Gegen Napoli lupft er einen Penalty frech in die Mitte. Dieser Panenka-Elfmeter ist zwar nur das späte 1:3. Trotzdem jubelt Kololli ausgelassen über den Ehrentreffer. «Ich lebe das Spiel anders. Die Wut über die Niederlage musste raus», sagt er.
Trotz aller Nebenschauplätze und Diskussionen steht sein aktueller Trainer Ludovic Magnin voll hinter seinem Schützling. Denn er erinnert ihn an sein früheres Ich: «Benjamin hat etwas Verrücktes.
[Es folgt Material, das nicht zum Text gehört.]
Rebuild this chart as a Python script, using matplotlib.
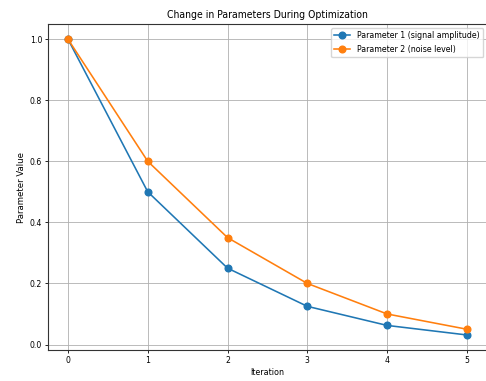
import matplotlib
matplotlib.use("Agg")
import matplotlib.pyplot as plt
from matplotlib import font_manager
from matplotlib.font_manager import FontProperties

iterations = [0, 1, 2, 3, 4, 5]
param1_signal_amplitude = [1.0, 0.5, 0.25, 0.125, 0.0625, 0.03125]
param2_noise_level = [1.0, 0.6, 0.35, 0.2, 0.1, 0.05]
series_labels = ["Parameter 1 (signal amplitude)", "Parameter 2 (noise level)"]

# Prefer a condensed sans face when the system has one
condensed = [f for f in font_manager.findSystemFonts()
             if f.endswith("DejaVuSansCondensed.ttf")]
fname = condensed[0] if condensed else None


def fp(size):
    if fname:
        return FontProperties(fname=fname, size=size)
    return FontProperties(family="DejaVu Sans", size=size * 0.92)


fig = plt.figure(figsize=(4.86, 3.81), dpi=100)
ax = fig.add_axes([0.0988, 0.082, 0.903, 0.854])

ax.plot(iterations, param1_signal_amplitude, marker="o", color="#1f77b4",
        linewidth=1.15, markersize=4.8, label=series_labels[0])
ax.plot(iterations, param2_noise_level, marker="o", color="#ff7f0e",
        linewidth=1.15, markersize=4.8, label=series_labels[1])

ax.set_title("Change in Parameters During Optimization", fontproperties=fp(7.5), pad=4.5)
ax.set_xlabel("Iteration", fontproperties=fp(6.4), labelpad=2.5)
ax.set_ylabel("Parameter Value", fontproperties=fp(6.8), labelpad=3)
ax.set_xticks(iterations)
ax.tick_params(length=2.2, width=0.6, pad=2)
for lbl in ax.get_xticklabels() + ax.get_yticklabels():
    lbl.set_fontproperties(fp(6.2))
ax.grid(True, color="#b0b0b0", linewidth=0.6)
for s in ax.spines.values():
    s.set_linewidth(0.8)
    s.set_color("#333333")

ax.legend(prop=fp(6.3), loc="upper right", borderaxespad=0.4,
          handlelength=1.8, framealpha=0.8, edgecolor="#cccccc")

fig.savefig("out.png", dpi=100)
Er hat einen klaren, manchmal harten Kopf, und er scheut sich nicht davor, Verantwortung zu tragen», sagt er.
In den letzten fünf Spielen ohne Kololli hat der FCZ nur einen Punkt geholt. Kein Wunder, denn der Flügelstürmer ist an 36 Prozent aller FCZ-Tore beteiligt. Für den Cup-Halbfinal ist Kololli deswegen ein Ass im Ärmel der Zürcher. Bei der 0:3-Niederlage gegen Lugano wurde er am vergangenen Wochenende in der Schlussphase bereits eingewechselt, um sich nach seiner Verletzung an die Wettkampfintensität zu gewöhnen. Gegen den FC Basel könnte seine Anwesenheit auf dem Platz den Unterschied ausmachen.
Als der FCZ im letzten Jahr den Schweizer Cup gewann, war Kololli noch nicht dabei. Jetzt muss er sich in der Garderobe immer wieder anhören, wie schön dieses Erlebnis, dieser Titelgewinn war. Deswegen ist der Sommer-Neuzugang besonders motiviert: «Ich habe noch nie einen Titel gewonnen, deswegen wäre die Verteidigung des Cupsieges unglaublich.»
Auch in der Nations League ist Kololli mit dem Kosovo noch zwei Spiele von einem Titel entfernt. Als Meister der Gruppe D könnte sich das 1,8-Millionen-Einwohner-Land auch noch für die EM 2020 qualifizieren. Kolollis dunkelbraune Augen funkeln schon heute fast so wie seine beiden Glitzer-Ohrringe, wenn er erzählt, wie sehr er sich wünscht, seine Heimat an einer EM zu vertreten und natürlich ein eigenes Panini-Sammelbild zu besitzen.
Ob er das zur Not auch als Aussenverteidiger mitmachen würde? «Bernhard Challandes wird mich als Offensivspieler aufbieten.» Falls nicht, dreht Benjamin Kololli womöglich wieder irgendwo alleine seine Runden.